En effet, parler de pensée haïtienne reviendrait à construire un paradigme consensuel et une homogénéité dans la façon de penser et un modus operandi des Haïtiens qui serait constitué de socle identitaire et de mémoire collective pour cette nation. Nulle part, cette insertion n’a pas pu se dessiner dans l’épistémologie en Haïti. La pensée n’a jamais porté dans toutes ses formes les couleurs haïtiennes et ne s’est jusque-là fixée une ligne d’orientation qui alimenterait toutes les couches de la société haïtienne, comme la morale, la politique, l’économie, l’éducation, etc. Bien que les matériaux épistémiques sont toujours présents, à l’image de Gouverneurs de la Rosée.
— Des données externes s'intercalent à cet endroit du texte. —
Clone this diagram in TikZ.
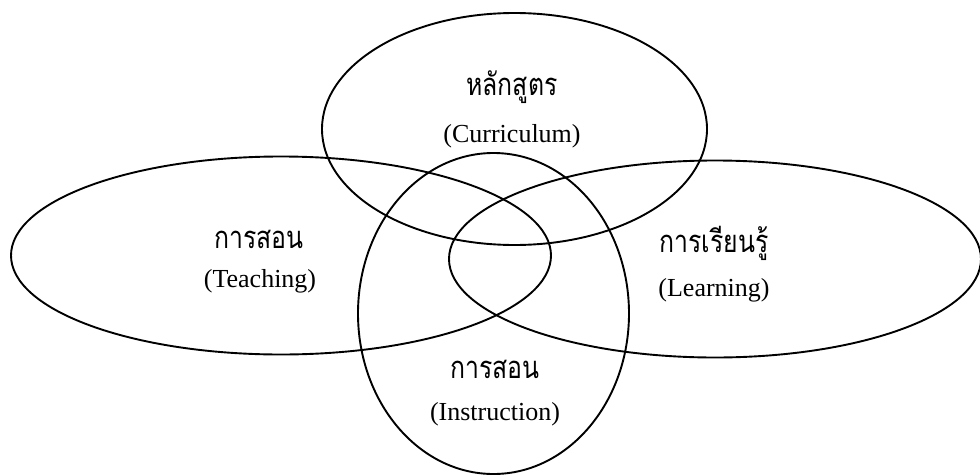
\documentclass[tikz,border=0pt]{standalone}
\usepackage{fontspec}
\setmainfont{Liberation Serif}
\newfontfamily\thaifont[Script=Thai, FakeStretch=0.8]{Loma}
\usetikzlibrary{shapes.geometric}
\tikzset{
  ring/.style={draw=black, line width=1.9pt, ellipse, inner sep=0pt},
  thlabel/.style={font=\thaifont\fontsize{31}{36}\selectfont, inner sep=0pt},
  enlabel/.style={font=\fontsize{26}{31}\selectfont, inner sep=0pt}
}
\begin{document}
\begin{tikzpicture}[x=1pt,y=-1pt]
\useasboundingbox (0,0) rectangle (980,474);
\node[ring, minimum width=385pt, minimum height=232pt] (cur) at (514.5,129) {};
\node[ring, minimum width=540pt, minimum height=198pt] (tea) at (281,255.5) {};
\node[ring, minimum width=532pt, minimum height=197pt] (lea) at (715,259) {};
\node[ring, minimum width=271pt, minimum height=321pt] (ins) at (493.5,313.5) {};
\node[thlabel] (curth) at (512,87) {หลักสูตร};
\node[enlabel] (curen) at (512,136) {(Curriculum)};
\node[thlabel] (teath) at (259,239) {การสอน};
\node[enlabel] (teaen) at (260,281) {(Teaching)};
\node[thlabel] (leath) at (714,243) {การเรียนรู้};
\node[enlabel] (leaen) at (714,290) {(Learning)};
\node[thlabel] (insth) at (495,369) {การสอน};
\node[enlabel] (insen) at (495,414) {(Instruction)};
\end{tikzpicture}
\end{document}
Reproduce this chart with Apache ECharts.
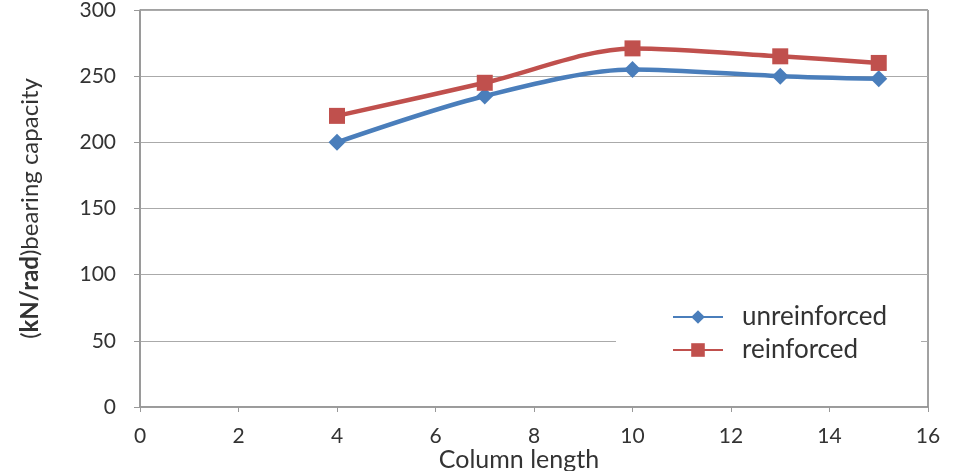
<!DOCTYPE html>
<html lang="en">
<head>
    <meta charset="UTF-8">
    <title>bearing capacity</title>
    <script src="https://cdn.jsdelivr.net/npm/echarts@6/dist/echarts.min.js"></script>
    <style type="text/css">
        html, body { margin: 0; padding: 0; background: #fff; }
        #chart { width: 956px; height: 471px; }
    </style>
</head>
<body>
<div id="chart"></div>
<script type="text/javascript">
    var lengths = [4, 7, 10, 13, 15];
    var unreinforced = [200, 235, 255, 250, 248];
    var reinforced = [220, 245, 271, 265, 260];
    var seriesNames = ['unreinforced', 'reinforced'];

    function pairs(xs, ys) {
        var out = [];
        for (var i = 0; i < xs.length; i++) {
            out.push([xs[i], ys[i]]);
        }
        return out;
    }

    var chart = echarts.init(document.getElementById('chart'));
    var font = 'Lato, "Open Sans", sans-serif';
    var txt = '#333';

    var option = {
        animation: false,
        textStyle: { fontFamily: font },
        grid: {
            left: 140, right: 28, top: 10, bottom: 64,
            outerBoundsMode: 'none',
            containLabel: false,
            show: true, borderColor: '#444', borderWidth: 1
        },
        legend: {
            data: seriesNames,
            orient: 'vertical',
            left: 616, top: 298,
            padding: [6, 34, 30, 56],
            backgroundColor: '#fff',
            itemWidth: 50, itemHeight: 17, itemGap: 7,
            textStyle: { fontSize: 26, color: txt, fontFamily: font, padding: [0, 0, 0, 14] }
        },
        xAxis: {
            type: 'value',
            min: 0, max: 16, interval: 2,
            name: 'Column length',
            nameLocation: 'middle',
            nameGap: 40,
            nameMoveOverlap: false,
            nameTextStyle: { fontSize: 25, color: txt, padding: [0, 30, 0, 0] },
            axisLine: { lineStyle: { color: '#999', width: 1.5 } },
            axisTick: { show: true, length: 5, lineStyle: { color: '#999' } },
            axisLabel: { fontSize: 21, color: txt, margin: 19 },
            splitLine: { show: false }
        },
        yAxis: {
            type: 'value',
            min: 0, max: 300, interval: 50,
            name: '',
            nameLocation: 'middle',
            nameRotate: 90,
            nameGap: 98,
            nameMoveOverlap: false,
            nameTextStyle: {
                fontSize: 24, color: txt,
                rich: { b: { fontSize: 24, fontWeight: 'bold', color: txt } }
            },
            axisLine: { show: true, lineStyle: { color: '#999', width: 1.5 } },
            axisTick: { show: true, length: 6, lineStyle: { color: '#999' } },
            axisLabel: { fontSize: 21, color: txt, margin: 24 },
            splitLine: { lineStyle: { color: '#aaa', width: 1.2 } }
        },
        series: [{
            name: seriesNames[0],
            type: 'line',
            smooth: 0.3,
            data: pairs(lengths, unreinforced),
            symbol: 'diamond',
            symbolSize: 17,
            itemStyle: { color: '#4a7ebb' },
            lineStyle: { color: '#4a7ebb', width: 4.5 }
        }, {
            name: seriesNames[1],
            type: 'line',
            smooth: 0.3,
            data: pairs(lengths, reinforced),
            symbol: 'rect',
            symbolSize: 16,
            itemStyle: { color: '#c0504d' },
            lineStyle: { color: '#c0504d', width: 4.5 }
        }]
    };
    option.yAxis.name = '({b|kN/rad})bearing capacity';
    chart.setOption(option);
</script>
</body>
</html>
Ce livre adulé de Jacques Roumain qui postule une vision constructive et progressive de la politique en Haïti. Car, il montre la voie qui apporterait l’eau que, tous, nous recherchons. Cette pensée haïtienne qui pourra nous guérir des maux qui nous tenaillent et nous ressusciter de notre somnambulisme cognitif faute d’une idéologie commune et d’un syndicat. Comment ne pas construire une pensée à partir des deux livres abyssales du docteur Jean Price Mars : Ainsi Parla l’Oncle (1928) et Vocation de l’Elite(1919). Des œuvres qui apportent des projections et des solutions face à l’imbroglio de tous genres qui assomment le pays.

En somme, les mérites reviennent à cette collection d’avoir abordé cette problématique existentielle et conséquente en Haïti. Elle est d’une richesse profonde qui longtemps encore fera place à des réflexions incessantes sur la place de la pensée dans ce pays. Mais, pour construire une pensée haïtienne, il faudrait transformer et tirer le meilleur de ces mouvements et de donner une orientation commune aux diverses pensées qui se sont produites.

 

Jameson Christanval, étudiant finissant en Lettres modernes à l'école normale supérieure (UEH).